For the past two months, I’ve been consumed by a new project that involves a software product known as drupal. Drupal is a free software package that allows an individual or a community of users to easily publish, manage and organize a wide variety of content on a website. I’m quite taken with it, and my initial enthusiasm hasn’t waned; if anything I like it more each day as I continue to learn its features and capabilities!

I’ve been meaning to write a little about my drupal experiences, including the migration of one of my personal sites from a set of static pages to a dynamic drupal-powered site, but haven’t had time yet. However, I did some work last night that I’ll probably want to do again, so I decided to capture the details both for my future benefit as well as for others who may be trying to set up a similar configuration.

This article is derived from at least 3 different web pages as well as my own LAMP systems knowledge. Many thanks to the authors whose works I borrowed from; hopefully my summary of how to set up drupal with nginx will help others as much as the original articles helped me.

As part of this activity, I’ve also been looking (again) at hosting one or more of my sites “in the cloud.” Now that’s also a subject worthy of its own post, but today’s story relates to my experience in setting up drupal and nginx on one of my sites which is hosted on a virtual machine running Ubuntu at Slicehost.

I’m using the smallest “slice” that slicehost offers, and after getting drupal working under apache, analysis revealed that the smallest slice, at 256MB, was barely going to be large enough to power one site, let alone the few that I’m considering hosting. I could pay almost twice as much per month for double the memory, but I decided a more elegant and practical solution would be to see if there was any way to fit my sites within the allotted memory. That lead to nginx.

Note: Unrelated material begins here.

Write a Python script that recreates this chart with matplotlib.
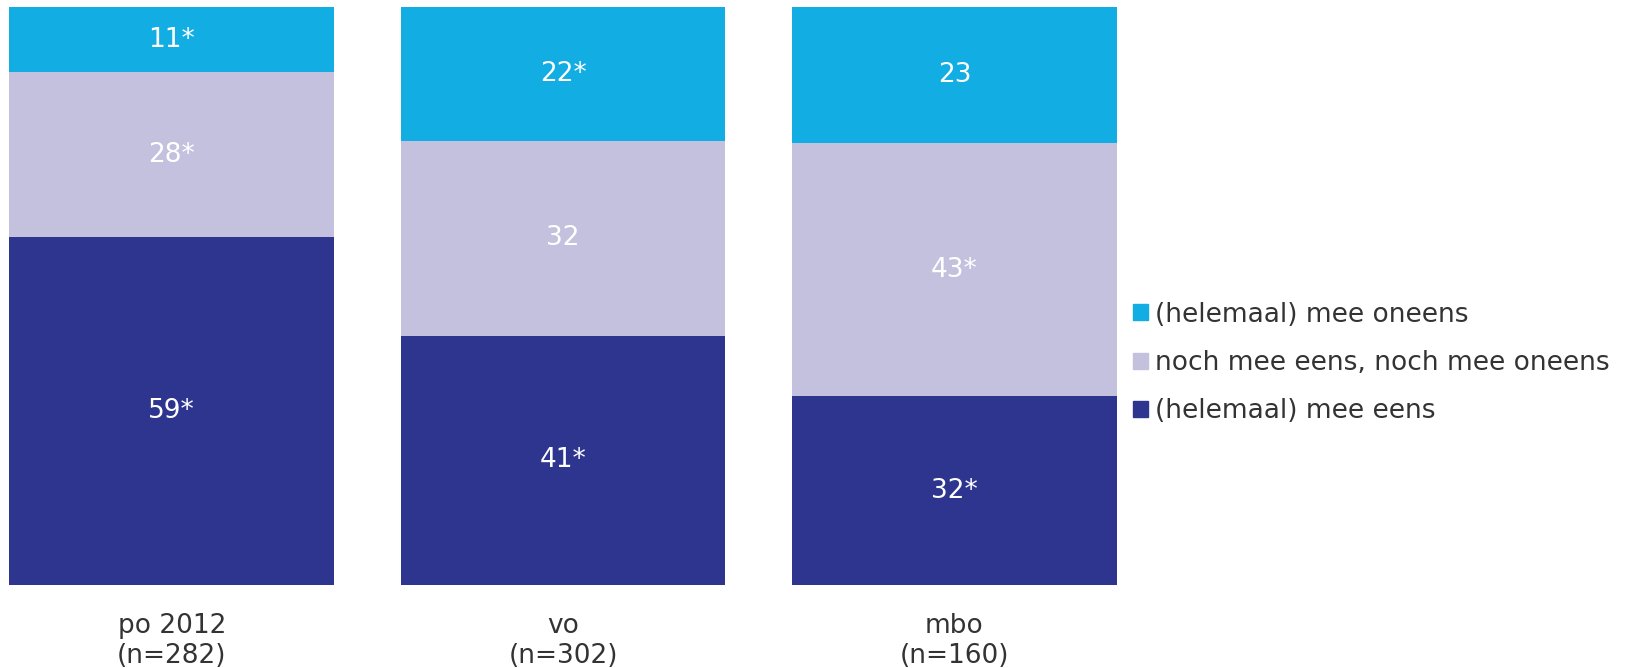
import matplotlib.pyplot as plt
import numpy as np
from matplotlib.patches import Patch

categories = ['po 2012\n(n=282)', 'vo\n(n=302)', 'mbo\n(n=160)']
eens = [59, 41, 32]
noch = [28, 32, 43]
oneens = [11, 22, 23]
eens_lbl = ['59*', '41*', '32*']
noch_lbl = ['28*', '32', '43*']
oneens_lbl = ['11*', '22*', '23']
series_names = ['(helemaal) mee eens', 'noch mee eens, noch mee oneens', '(helemaal) mee oneens']
colors = ['#2e358f', '#c4c1df', '#12ade3']

plt.rcParams['font.family'] = 'DejaVu Sans'
fs = 19

fig = plt.figure(figsize=(16.29, 6.68), dpi=100)
ax = fig.add_axes([9.35 / 1629, 83 / 668, 1107.45 / 1629, 577.7 / 668])

data = np.array([eens, noch, oneens], dtype=float)
pct = data / data.sum(axis=0) * 100
labels = [eens_lbl, noch_lbl, oneens_lbl]

x = np.arange(len(categories))
bottom = np.zeros(len(categories))
for i in range(3):
    bars = ax.bar(x, pct[i], bottom=bottom, width=0.83, color=colors[i], label=series_names[i])
    ax.bar_label(bars, labels=labels[i], label_type='center', color='white', fontsize=fs)
    bottom += pct[i]

ax.set_xlim(-0.415, 2.415)
ax.set_ylim(0, 100)
ax.set_yticks([])
ax.set_xticks(x)
ax.set_xticklabels(categories, fontsize=fs, color='#333333', linespacing=1.2)
ax.tick_params(axis='x', length=0, pad=20)
for s in ax.spines.values():
    s.set_visible(False)

handles = [Patch(color=colors[i]) for i in [2, 1, 0]]
names = [series_names[i] for i in [2, 1, 0]]
fig.legend(handles, names, loc='center left', bbox_to_anchor=(1133 / 1629, 1 - 363 / 668),
           frameon=False, fontsize=fs, labelcolor='#333333', borderpad=0, borderaxespad=0,
           handlelength=0.55, handleheight=0.55, handletextpad=0.3, labelspacing=0.85)

fig.savefig('out.png', dpi=100)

The common wisdom indicates that the alternative http daemon known as nginx is both fast and consumes a lot less memory than apache. Initial testing reveals that to be the case; I may post a separate article with performance details, but today’s post covers the steps I took to get drupal working with nginx at slicehost. My system at slicehost is ubuntu-based, but these directions should work for any debian-like system.

The first step is to install the new web server:

apt-get install nginx

Next, install fast-cgi as part of the php5-cgi package:

apt-get install php5-cgi

Fastcgi needs some configuration:

vi /etc/init.d/php-fastcgi

vi /etc/default/php-fastcgi

vi /etc/nginx/fcgi.conf

And so does nginx:

vi /etc/nginx/sites-enabled/default

(Thanks to alphagears for providing this information. The first 3 files may be obtained here. Additional useful info was gleaned here and here.)

While editing the default nginx config file you should add the following if your drupal site supports “Clean URLs:”

if (!-e $request_filename) {
rewrite ^/(.*)$ /index.php?q=$1 last; break;
}

You’ll probably need to increase the memory that PHP is allowed to use. 32M usually works, but on slicehost I’ve found that’s better to go with at least 40M. Slicehost is 64-bit based and everything uses a bit more memory.

vi /etc/php5/cgi/php.ini

Next, enable fastcgi at system boot (nginx was enabled as part of the installation process)

update-rc.d php-fastcgi defaults 21 23

And disable apache from starting at the next boot.

update-rc.d -f apache2 remove

In order to test your new drupal under nginx configuration, you can now kill apache, start nginx and fastcgi, or take the easy route and reboot. Rebooting now will also let you know if you’ve got nginx and fastcgi correctly configured to start at boot time.